Oubliez l'élargissement de l'accès, l'amélioration de la couverture ou la réduction des coûts. Aux États-Unis, le débat sur la santé a déserté le terrain de la raison pour se transporter sur celui de la menace et de la peur. Un terrain pas mal plus glissant, pour lequel Barack Obama n'a pas d'aptitudes naturelles.

La sortie de Sarah Palin sur les «comités de la mort» est d'une mauvaise foi scandaleuse mais en matière de détournement de débat, c'est une réussite éclatante.

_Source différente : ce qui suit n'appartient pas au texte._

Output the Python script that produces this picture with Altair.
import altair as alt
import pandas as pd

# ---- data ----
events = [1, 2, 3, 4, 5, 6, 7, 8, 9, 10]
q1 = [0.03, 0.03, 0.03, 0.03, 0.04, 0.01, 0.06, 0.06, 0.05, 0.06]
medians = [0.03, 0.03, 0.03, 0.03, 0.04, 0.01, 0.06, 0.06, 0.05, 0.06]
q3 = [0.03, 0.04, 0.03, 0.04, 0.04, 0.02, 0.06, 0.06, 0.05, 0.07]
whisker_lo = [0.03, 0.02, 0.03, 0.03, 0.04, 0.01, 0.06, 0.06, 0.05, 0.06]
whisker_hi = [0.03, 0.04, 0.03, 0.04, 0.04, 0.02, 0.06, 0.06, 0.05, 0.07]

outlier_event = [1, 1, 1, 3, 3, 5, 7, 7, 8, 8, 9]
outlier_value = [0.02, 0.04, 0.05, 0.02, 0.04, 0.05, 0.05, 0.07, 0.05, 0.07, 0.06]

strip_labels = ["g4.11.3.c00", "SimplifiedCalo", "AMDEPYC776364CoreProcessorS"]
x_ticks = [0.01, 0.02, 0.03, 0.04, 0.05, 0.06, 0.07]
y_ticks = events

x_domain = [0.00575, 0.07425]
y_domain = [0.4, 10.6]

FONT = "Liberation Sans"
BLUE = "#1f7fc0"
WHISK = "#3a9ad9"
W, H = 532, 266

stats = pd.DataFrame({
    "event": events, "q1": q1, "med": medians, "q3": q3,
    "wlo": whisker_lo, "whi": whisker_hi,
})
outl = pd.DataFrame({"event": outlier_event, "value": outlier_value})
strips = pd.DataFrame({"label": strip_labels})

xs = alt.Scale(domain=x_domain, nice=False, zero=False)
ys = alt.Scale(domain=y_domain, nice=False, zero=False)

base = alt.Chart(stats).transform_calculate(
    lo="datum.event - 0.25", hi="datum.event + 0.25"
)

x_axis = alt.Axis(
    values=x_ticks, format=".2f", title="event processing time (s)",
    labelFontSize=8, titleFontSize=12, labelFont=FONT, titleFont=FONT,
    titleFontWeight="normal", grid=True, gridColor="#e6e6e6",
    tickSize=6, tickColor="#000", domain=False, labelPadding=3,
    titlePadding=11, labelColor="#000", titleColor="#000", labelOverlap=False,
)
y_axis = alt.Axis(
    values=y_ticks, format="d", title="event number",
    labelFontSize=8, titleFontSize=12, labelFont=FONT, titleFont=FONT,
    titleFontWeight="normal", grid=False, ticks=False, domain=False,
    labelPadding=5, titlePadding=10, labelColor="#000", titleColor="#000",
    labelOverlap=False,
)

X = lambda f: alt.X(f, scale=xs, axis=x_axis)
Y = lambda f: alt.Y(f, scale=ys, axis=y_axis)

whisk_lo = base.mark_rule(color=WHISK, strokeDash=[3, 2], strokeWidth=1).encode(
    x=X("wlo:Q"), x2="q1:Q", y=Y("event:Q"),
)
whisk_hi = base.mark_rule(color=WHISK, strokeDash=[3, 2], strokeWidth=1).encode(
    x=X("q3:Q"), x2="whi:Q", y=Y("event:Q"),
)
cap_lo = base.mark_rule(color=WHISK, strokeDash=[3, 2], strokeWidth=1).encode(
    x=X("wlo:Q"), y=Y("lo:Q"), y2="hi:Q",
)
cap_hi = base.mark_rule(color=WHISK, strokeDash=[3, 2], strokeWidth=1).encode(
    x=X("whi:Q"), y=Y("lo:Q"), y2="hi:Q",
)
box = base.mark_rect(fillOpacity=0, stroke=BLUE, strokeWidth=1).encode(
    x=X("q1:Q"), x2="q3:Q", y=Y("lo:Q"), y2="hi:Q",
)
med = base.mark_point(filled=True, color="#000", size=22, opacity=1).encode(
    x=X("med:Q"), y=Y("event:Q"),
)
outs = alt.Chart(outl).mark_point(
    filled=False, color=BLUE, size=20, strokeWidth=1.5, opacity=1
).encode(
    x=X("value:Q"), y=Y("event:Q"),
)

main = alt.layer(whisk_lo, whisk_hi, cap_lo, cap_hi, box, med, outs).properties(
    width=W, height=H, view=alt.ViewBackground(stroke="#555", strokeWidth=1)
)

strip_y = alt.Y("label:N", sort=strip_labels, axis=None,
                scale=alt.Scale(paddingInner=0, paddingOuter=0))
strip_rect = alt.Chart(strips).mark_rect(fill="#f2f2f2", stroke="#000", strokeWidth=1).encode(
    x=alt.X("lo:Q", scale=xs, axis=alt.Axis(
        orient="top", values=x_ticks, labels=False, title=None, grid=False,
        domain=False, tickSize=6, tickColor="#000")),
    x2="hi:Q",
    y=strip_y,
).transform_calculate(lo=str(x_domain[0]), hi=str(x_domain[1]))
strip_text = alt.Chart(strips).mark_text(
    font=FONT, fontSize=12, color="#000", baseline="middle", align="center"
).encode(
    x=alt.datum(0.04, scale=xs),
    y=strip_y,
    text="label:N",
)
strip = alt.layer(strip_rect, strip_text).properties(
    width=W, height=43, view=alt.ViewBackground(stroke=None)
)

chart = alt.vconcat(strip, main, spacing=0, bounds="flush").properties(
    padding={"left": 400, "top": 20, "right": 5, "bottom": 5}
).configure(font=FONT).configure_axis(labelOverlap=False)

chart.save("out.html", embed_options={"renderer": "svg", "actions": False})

Difficile de convaincre la population que votre réforme va améliorer l'accès aux soins quand une partie de celle-ci est convaincue que vous complotez pour débrancher les petites vieilles et les infirmes! La déclaration a beau avoir été démolie sur toutes les tribunes, le président Obama a dû passer la semaine à s'expliquer là-dessus. Et la section du projet de loi qui a donné lieu à cette interprétation délirante ne figurera probablement pas dans la version finale, a indiqué hier la secrétaire aux Services de Santé, Kathleen Sebelius. Les promoteurs de la réforme ont compris qu'il n'y avait pas de risque à prendre. Une peur irrationnelle n'est pas soluble dans le raisonnement.

 

Obama ne manque pas de bons arguments. Mais ils n'ont pas nécessairement le poids qu'on leur accorde chez nous. Plus de 46 millions d'Américains n'ont pas d'assurance maladie. Vu d'ici, le chiffre est ahurissant - c'est plus que la population du Canada au complet. Mais à l'échelle américaine, c'est moins d'une personne sur sept. Si vous n'êtes pas dans cette situation, c'est une donnée parmi d'autres dans votre réflexion. Vous risquez davantage de vous demander si vous pouvez garder votre couverture actuelle.

Le président ne cesse de le répéter: ceux qui sont satisfaits de leur police d'assurance pourront la garder. Logique, le gouvernement ne va pas choisir un assureur à la place du citoyen. Ce qui n'a pas empêché les opposants d'entreprendre une campagne de peur sur ce terrain-là aussi. Et ils n'ont pas tout à fait tort. Car la réforme, même si elle ne dicte pas avec qui faire affaire, incitera sans doute des entreprises à délaisser leur régime actuel. Or, ce n'est pas seulement leur couverture que les assurés risquent de perdre, mais leur médecin, auquel leur prochain assureur ne leur donnera pas nécessairement accès. Pour certains patients, comme les personnes âgées et les malades chroniques, c'est une perspective très inquiétante. Et aucun raisonnement n'y pourra rien changer.

Les défenseurs de la réforme rappellent que cela se produit déjà puisqu'il arrive régulièrement que des entreprises changent d'assureur. Ils ont raison. Sauf que ça ne rassurera personne.

Barack Obama parle constamment de ces chômeurs qui s'inquiètent de ne plus être assurés, et de ces assurés qui se voient refuser des soins. Qu'attend-il pour donner les détails de ces cas tragiques? Le pathos n'est peut-être pas son style, mais c'est sur ce terrain-là que le débat va se gagner.